Given $f: A \to B$ a surjective function, prove that $f$ determines a partition on $A$ ($A$ and $B$ are abstract sets where $|B| = n$)

Question

Given $f: A \to B$ a surjective function, prove that $f$ determines a partition on $A$ ($A$ and $B$ are abstract sets where $|B| = n$).

I know to show the inverse $f(b)$ leads to $A$, etc. What I don't know how to do is show that the union of all the partitions is the set A.

Answer 1

If $B = \{b_1,\ldots,b_n\}$ with $b_j\neq b_k$ for $j\neq k$, then $A = \bigcup_{k=1}^nf^{-1}(\{b_k\})$, which is a union of mutually disjoint sets and thus a partition of $A$.

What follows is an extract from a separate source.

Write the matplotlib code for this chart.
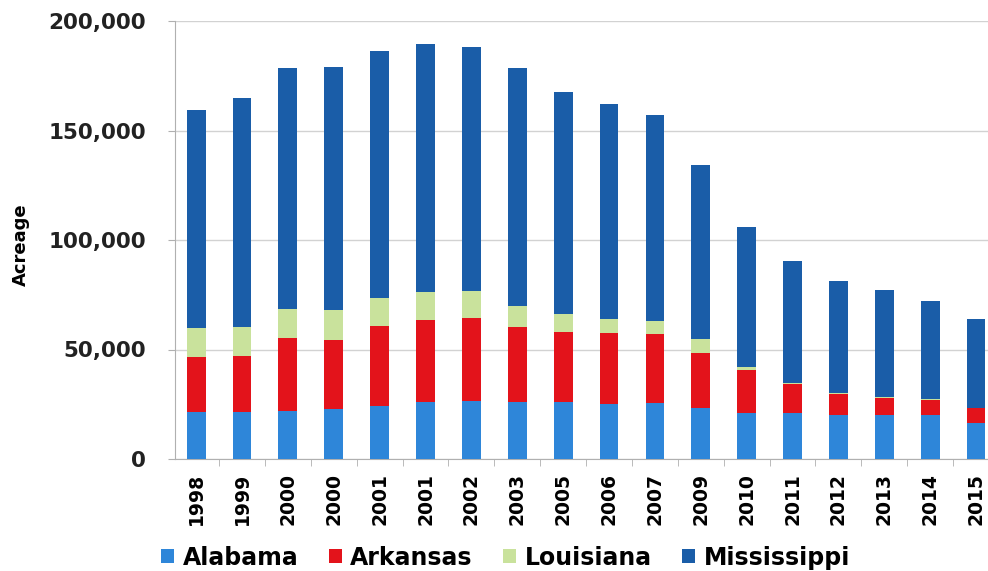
import numpy as np
import matplotlib
matplotlib.use("Agg")
import matplotlib.pyplot as plt
from matplotlib.ticker import FuncFormatter, FixedLocator

years = ["1998", "1999", "2000", "2000", "2001", "2001", "2002", "2003", "2005",
         "2006", "2007", "2009", "2010", "2011", "2012", "2013", "2014", "2015"]

alabama = [21500, 21300, 22000, 22800, 24300, 26100, 26600, 26100, 25800,
           24900, 25400, 23100, 20800, 20800, 20000, 20000, 20000, 16500]
arkansas = [25100, 25600, 33300, 31400, 36400, 37200, 37900, 34200, 32200,
            32700, 31800, 25300, 19700, 13400, 9900, 7800, 6900, 6600]
louisiana = [13400, 13400, 13300, 13700, 13000, 12900, 12000, 9400, 8400,
             6200, 5700, 6300, 1300, 300, 300, 300, 300, 300]
mississippi = [99500, 104700, 109800, 111300, 112600, 113300, 111700, 109000, 101300,
               98500, 94300, 79500, 64100, 55700, 51300, 48900, 44900, 40400]

series = [("Alabama", alabama, "#2E86D9"),
          ("Arkansas", arkansas, "#E3131B"),
          ("Louisiana", louisiana, "#C9E29C"),
          ("Mississippi", mississippi, "#1A5DA8")]

fig = plt.figure(figsize=(9.88, 5.71), dpi=100)
ax = fig.add_axes([175 / 988, 1 - 459 / 571, (988 - 175) / 988, (459 - 21) / 571])

x = np.arange(len(years))
bottom = np.zeros(len(years))
handles = []
for name, vals, color in series:
    vals = np.array(vals, dtype=float)
    b = ax.bar(x, vals, width=0.41, bottom=bottom, color=color, label=name,
               zorder=3, linewidth=0)
    handles.append(b)
    bottom += vals

ax.set_ylim(0, 200000)
ax.set_xlim(-0.46, 17.26)
ax.set_yticks([0, 50000, 100000, 150000, 200000])
ax.yaxis.set_major_formatter(FuncFormatter(lambda v, p: f"{int(v):,}"))
ax.grid(axis="y", color="#d2d2d2", linewidth=1.0, zorder=0)

ax.set_xticks(x)
ax.set_xticklabels(years, rotation=90, fontsize=13.5, fontweight="bold")
ax.xaxis.set_minor_locator(FixedLocator(np.arange(-0.5, 18, 1)))
ax.tick_params(axis="x", which="major", length=0, pad=10)
ax.tick_params(axis="x", which="minor", length=5, color="#b0b0b0")
ax.tick_params(axis="y", length=5, color="#b0b0b0", labelsize=15.5, pad=16)
for lab in ax.get_yticklabels():
    lab.set_fontweight("bold")
    lab.set_color("#222222")

for side in ["top", "right"]:
    ax.spines[side].set_visible(False)
for side in ["left", "bottom"]:
    ax.spines[side].set_color("#b0b0b0")

ax.set_ylabel("Acreage", fontsize=13, fontweight="bold")
ax.yaxis.set_label_coords(-0.178, 0.49)

fig.legend(handles=handles, labels=[s[0] for s in series], loc="lower left",
           bbox_to_anchor=(140 / 988, -0.035), ncol=4, frameon=False,
           prop={"weight": "bold", "size": 17}, handlelength=0.55, handleheight=0.55,
           handletextpad=0.35, columnspacing=1.3)

fig.savefig("out.png", dpi=100)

Disjointness: If $a\in f^{-1}(\{b_j\})\cap f^{-1}(\{b_k\})$ for $j\neq k$, then $f(a) = b_j$ and $f(a) = b_k$, which is not possible.

Equality: First, it is clear that $f^{-1}(\{b_k\})\subset A$ for each $k$, so the union is a subset of $A$. Conversely, if $a\in A$, then $f(a) = b_k$ for some $k$, hence $a\in f^{-1}(\{b_k\})$ and so $a$ is contained in the union.

BTW: $f$ does not have to be surjective for this to be true.